Eat Game Awards 2019 open for nominations

By Joe Lutrario contact

- Last updated on GMT

Eat Game Awards 2019 open for nominations

Related tags: Game, Meat, Butcher, Fine dining, Casual dining, Chefs

Restaurants and pubs are being encouraged to put game dishes on the menu as nominations open for the Eat Game Awards 2019.

Launched in 2018 by a team including Boisdale owner Ranald Macdonald and high profile chef restaurateur Mark Hix, the Eat Game Awards are designed to celebrate the people and businesses championing British game and throw the spotlight on an often undervalued indigenous and seasonal product.

“The aim of the EGA is to get as many people as possible interested in and eating this wonderful wild food from within our shores,” says a spokesperson.

Chefs love the versatility of game and they’re gearing up for the seasons – grouse on 12 August, partridge and mallard at the beginning of September and pheasant and woodcock in October."

The venison, wood pigeon, wild boar and rabbit seasons are longer. We're also hearing from the north of the border that long-absent wild goose from Orkney is now back on sale.”

Awards up for grabs include Best Restaurant Regularly Serving Game, Best Pub Regularly Serving Game, Best Chef Regularly Serving Game, Best Game Butcher and Game Hero.

Nominations are submitted via the Eat Game Awards website​, with businesses and individuals able to self-nominate. The 10 strongest nominees will go forward to onine voting.

Nominations close on 1 November and the online voting period will run from 15 November to 10 January. All nominated individuals and businesses are encouraged to ask for votes from general public.

Last year’s winners included Bistro 46 in Newcastle (Best Restaurant Regularly Serving Game) and The Sutton Gamekeeper (Best Pub Regularly Serving Game).

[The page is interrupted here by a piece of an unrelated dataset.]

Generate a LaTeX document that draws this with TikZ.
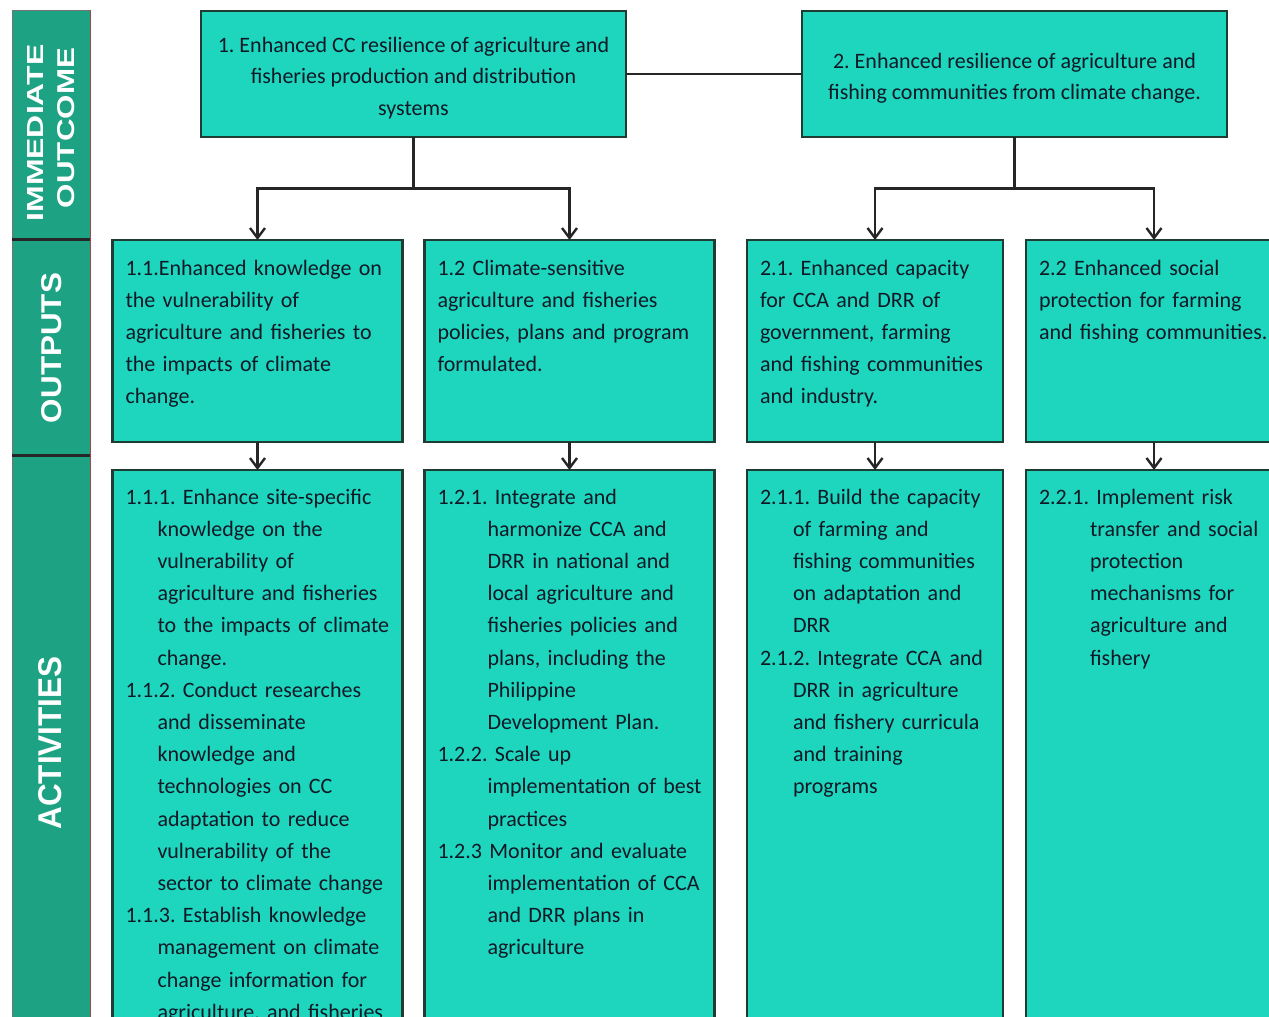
\documentclass[tikz,border=0pt]{standalone}
\usepackage{fontspec}
\usepackage{graphicx}
\setmainfont{Carlito}
\newfontfamily\sidefont{Liberation Sans}
\usetikzlibrary{trees,arrows.meta}
\definecolor{boxfill}{RGB}{30,214,190}
\definecolor{boxline}{RGB}{30,60,50}
\definecolor{sidefill}{RGB}{29,163,131}
\definecolor{sideedge}{RGB}{170,70,70}
\definecolor{inktext}{RGB}{15,25,38}
\newcommand{\actitem}[2]{\hangindent=#1\hangafter=1\rightskip=0pt minus 30pt\noindent #2\par}
\frenchspacing

\begin{document}
\begin{tikzpicture}
			[x=1pt, y=1pt,
			box/.style={rectangle, draw=boxline, line width=2.2pt, fill=boxfill, text=inktext, outer sep=0pt, anchor=north, font=\fontsize{22pt}{32.2pt}\selectfont\frenchspacing},
			topbox/.style={box, align=flush center, text width=404pt, inner xsep=10.5pt, inner ysep=0pt, font=\fontsize{22pt}{31.5pt}\selectfont\frenchspacing},
			outbox/.style={box, inner xsep=13pt, inner ysep=0pt, text width=#1, text height=35pt, text depth=167pt},
			actbox/.style={box, inner xsep=13pt, inner ysep=0pt, text width=#1, text height=34pt, text depth=566pt},
			sidelabel/.style={rotate=90, text=white, inner sep=0pt},
			growth parent anchor=south, parent anchor=south, child anchor=north,
			edge from parent fork down,
			edge from parent/.style={draw=black!85, line width=2.4pt, -{Straight Barb[length=10pt,width=15pt]}},
			level 2/.style={level distance=28pt}]
			\useasboundingbox (0,0) rectangle (1269,-1017);
			\fill[white] (0,0) rectangle (1269,-1017);
			\clip (0,0) rectangle (1269,-1017);
			\fill[sidefill] (12,-10) rectangle (90,-1030);
			\draw[black!55, line width=1pt] (12,-1030) -- (12,-10) -- (90,-10);
			\draw[sideedge, line width=1pt] (90,-10) -- (90,-1030);
			\draw[black!85, line width=3pt] (12,-239) -- (90,-239);
			\draw[black!85, line width=3pt] (12,-455) -- (90,-455);
			\node[sidelabel] (lbimm) at (35,-133) {\resizebox{177pt}{16pt}{\sidefont\bfseries IMMEDIATE}};
			\node[sidelabel] (lbout) at (66,-128) {\resizebox{160pt}{17pt}{\sidefont\bfseries OUTCOME}};
			\node[sidelabel] (lbputs) at (52,-348) {\resizebox{150pt}{20pt}{\sidefont\bfseries OUTPUTS}};
			\node[sidelabel] (lbact) at (50,-743) {\resizebox{173pt}{23pt}{\sidefont\bfseries ACTIVITIES}};
			\node[topbox, text height=41pt, text depth=85pt] (t1) at (413.5,-11) {1. Enhanced CC resilience of agriculture and\\ fisheries production and distribution\\ systems}
			[level distance=103pt, sibling distance=312pt]
			child
			{
				node[outbox=264pt] (o11) {1.1.Enhanced knowledge on\newline the vulnerability of\newline agriculture and fisheries to\newline the impacts of climate\newline change.}
				child
				{
					node[actbox=264pt] (a11) {\actitem{32pt}{1.1.1. Enhance site-specific\newline knowledge on the\newline vulnerability of\newline agriculture and fisheries\newline to the impacts of climate\newline change.}\actitem{32pt}{1.1.2. Conduct researches\newline and disseminate\newline knowledge and\newline technologies on CC\newline adaptation to reduce\newline vulnerability of the\newline sector to climate change}\actitem{32pt}{1.1.3. Establish knowledge\newline management on climate\newline change information for\newline agriculture, and fisheries}}
				}
			}
			child
			{
				node[outbox=264pt] (o12) {1.2 Climate-sensitive\newline agriculture and fisheries\newline policies, plans and program\newline formulated.}
				child
				{
					node[actbox=264pt] (a12) {\actitem{50pt}{1.2.1. Integrate and\newline harmonize CCA and\newline DRR in national and\newline local agriculture and\newline fisheries policies and\newline plans, including the\newline Philippine\newline Development Plan.}\actitem{50pt}{1.2.2. Scale up\newline implementation of best\newline practices}\actitem{50pt}{1.2.3 Monitor and evaluate\newline implementation of CCA\newline and DRR plans in\newline agriculture}}
				}
			};
			\node[topbox, text height=57pt, text depth=69pt] (t2) at (1014.5,-11) {2. Enhanced resilience of agriculture and\\ fishing communities from climate change.}
			[level distance=103pt, sibling distance=279pt]
			child
			{
				node[outbox=230pt] (o21) {2.1. Enhanced capacity\newline for CCA and DRR of\newline government, farming\newline and fishing communities\newline and industry.}
				child
				{
					node[actbox=230pt] (a21) {\actitem{33pt}{2.1.1. Build the capacity\newline of farming and\newline fishing communities\newline on adaptation and\newline DRR}\actitem{33pt}{2.1.2. Integrate CCA and\newline DRR in agriculture\newline and fishery curricula\newline and training\newline programs}}
				}
			}
			child
			{
				node[outbox=230pt] (o22) {2.2 Enhanced social\newline protection for farming\newline and fishing communities.}
				child
				{
					node[actbox=230pt] (a22) {\actitem{51pt}{2.2.1. Implement risk\newline transfer and social\newline protection\newline mechanisms for\newline agriculture and\newline fishery}}
				}
			};
			\draw[black!85, line width=2.4pt] (t1) -- (t2);
		\end{tikzpicture}
\end{document}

“Eating game is one of life’s no-brainers given that it is so abundant in this country," says Elystan Street chef patron Phil Howard. "It is seasonal, and purely from an eating point of view works so incredibly well with the earthy flavours of autumn and winter vegetables. It’s local, lived happily and it’s lean, nutritious and cheap – and it tends to come in the hand or a box – not plastic.”